弘历见宜修担忧,便配合着去了东侧殿他原本在景仁宫的住所,换了新的衣物后又是熏艾叶又是撒烧酒,甚至用烧酒洗了手才又回了正殿。
坐在榻上喝着剪秋送上来的牛乳茶,吃着景仁宫中并口味清淡许多的点心,弘历觉得身心都放松了许多。
“皇额娘也太小心了些,阿哥所那派了人来照看,如今回了景仁宫还一日三次的熏艾草撒烧酒。”
宜修叹气,倒不是她太小心,而是她这两日回忆起的记忆中,那场为期数年的疫情,这让她如何不担忧。
“弘历,你可知这时疫有多严重?一人染及一室,一室染及一家,染病之人高热不退咳痰直至咳血,而后昏迷甚至死亡。”
“你生在皇家养在宫中,你看宫中一日日的艾草烧酒用下去,三阿哥的哈哈珠子依旧染了时疫,便应当知道这时疫之严峻。”
“那庶民呢,那些百姓家中男子若是染病,一家人几乎等同于等死,不是病死便是饿死。”
弘历见宜修如此说,脸色也沉了下来,这段时间他装的太多,以至于有些事竟真的不在意了起来。
“皇额娘教训的是,是儿舒服日子过的得意忘形了。”
宜修这才惊觉自己说了什么,可到底话都说了,而且也不算说错。
“弘历,不要骗人的时候把自己也骗了,莫要忘了皇额娘跟你说过的话。”
弘历这才严肃的应是。
“是,皇额娘儿想着这些时日上书房停了课,想要翻翻医书看看能不能找到些有用的方子。”
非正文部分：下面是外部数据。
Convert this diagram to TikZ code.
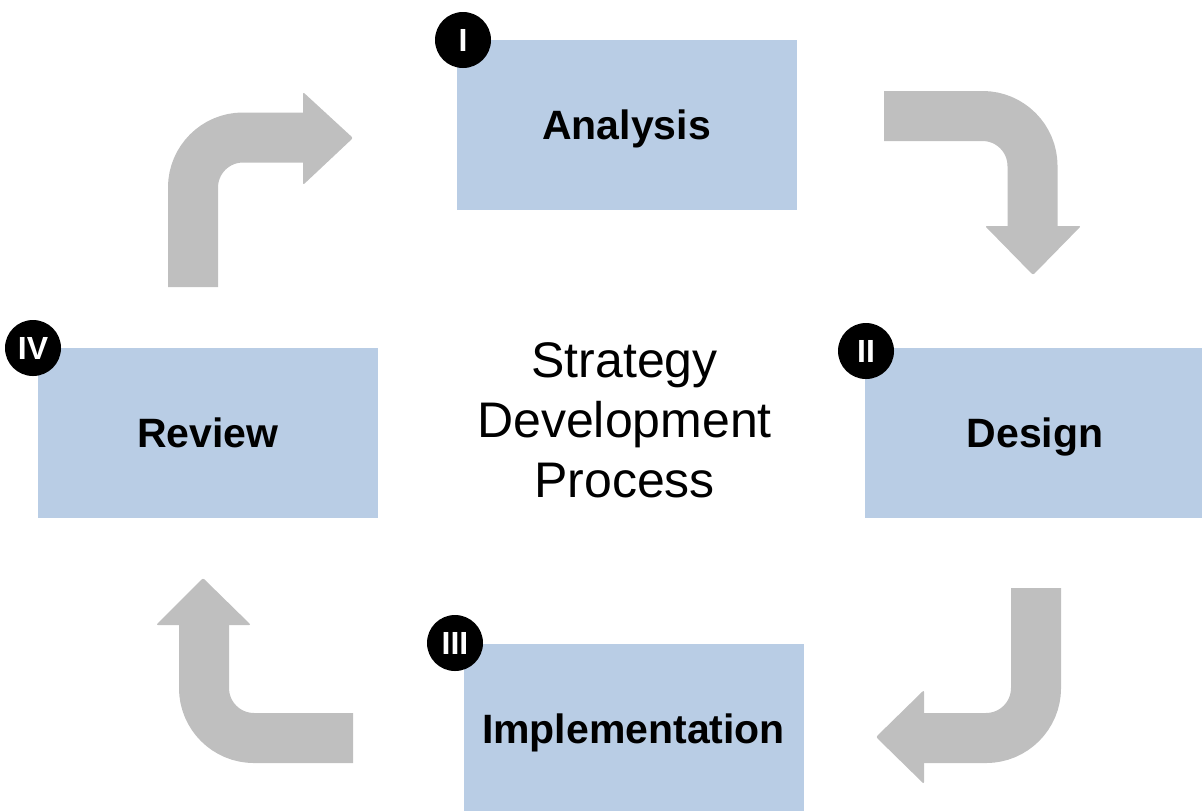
\documentclass[tikz,border=0pt]{standalone}
\usepackage{fontspec}
\setmainfont{Liberation Sans}
\definecolor{stagefill}{HTML}{B9CDE5}
\definecolor{flowgray}{HTML}{BFBFBF}
\begin{document}
\begin{tikzpicture}[x=0.5pt,y=-0.5pt,
  stage/.style={fill=stagefill, minimum width=170pt, minimum height=85pt,
    inner sep=0pt, text depth=0pt, font=\bfseries\fontsize{20.5}{24}\selectfont},
  badge/.style={circle, fill=black, minimum size=28pt, inner sep=0pt,
    text=white, font=\bfseries\fontsize{16}{18}\selectfont},
  shaft/.style={draw=flowgray, line width=25pt, rounded corners=25pt},
  head/.style={fill=flowgray, rounded corners=1pt}]
\useasboundingbox (0,0) rectangle (1202,810);

% bent arrows between the stages
\coordinate (tlA) at (193,287);
\coordinate (tlB) at (193,137.5);
\coordinate (tlC) at (304,137.5);
\draw[shaft] (tlA) -- (tlB) -- (tlC);
\fill[head] (303,92) -- (353,138) -- (303,185) -- cycle;

\coordinate (trA) at (884,116);
\coordinate (trB) at (1032.5,116);
\coordinate (trC) at (1032.5,227);
\draw[shaft] (trA) -- (trB) -- (trC);
\fill[head] (985,226) -- (1081,226) -- (1033,275) -- cycle;

\coordinate (brA) at (1036,588);
\coordinate (brB) at (1036,738);
\coordinate (brC) at (923,738);
\draw[shaft] (brA) -- (brB) -- (brC);
\fill[head] (924,690) -- (924,784) -- (876,737) -- cycle;

\coordinate (blA) at (353,738);
\coordinate (blB) at (204,738);
\coordinate (blC) at (204,624);
\draw[shaft] (blA) -- (blB) -- (blC);
\fill[head] (156,625) -- (251,625) -- (203,578) -- cycle;

% stages
\node[stage] (analysis) at (626.5,125) {Analysis};
\node[stage] (design) at (1035,432.5) {Design};
\node[stage] (implementation) at (633.5,729) {Implementation};
\node[stage] (review) at (208,432.5) {Review};

% numbered badges
\node[badge] (b1) at (463,40) {I};
\node[badge] (b2) at (866,351) {II};
\node[badge] (b3) at (455,643) {III};
\node[badge] (b4) at (33,348) {IV};

% centre caption
\node[align=center, inner sep=0pt, font=\fontsize{25}{30}\selectfont]
  (title) at (624.5,420) {Strategy\\Development\\Process};
\end{tikzpicture}
\end{document}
“好,只是要注意分寸,即便找到了也不要因此得罪了太医院。”
弘历点点头,他知道宜修的意思,若是这时疫真是让他找到了方子,还自己献了上去,那便是打太医院的脸了。
所以找可以,帮皇阿玛分担也可以,可分寸还是要有的。
弘历还想说些什么,却看到有小宫女到明间去撒烧酒,到嘴边的话又换了别的。
“儿知道,皇额娘儿子想您宫中的芙蓉羹许久了。”弘历又换回了那副嬉笑的样子。
宜修用手戳了戳他的脑门,“就知道吃。”
“剪秋,吩咐小厨房晚膳做些弘历爱吃的。”
“诶,奴婢这就去。”剪秋应道。
剪秋退下去时把那在明间的小宫女也带了下去,出门的时候还斜了旁边守门的江福海一眼。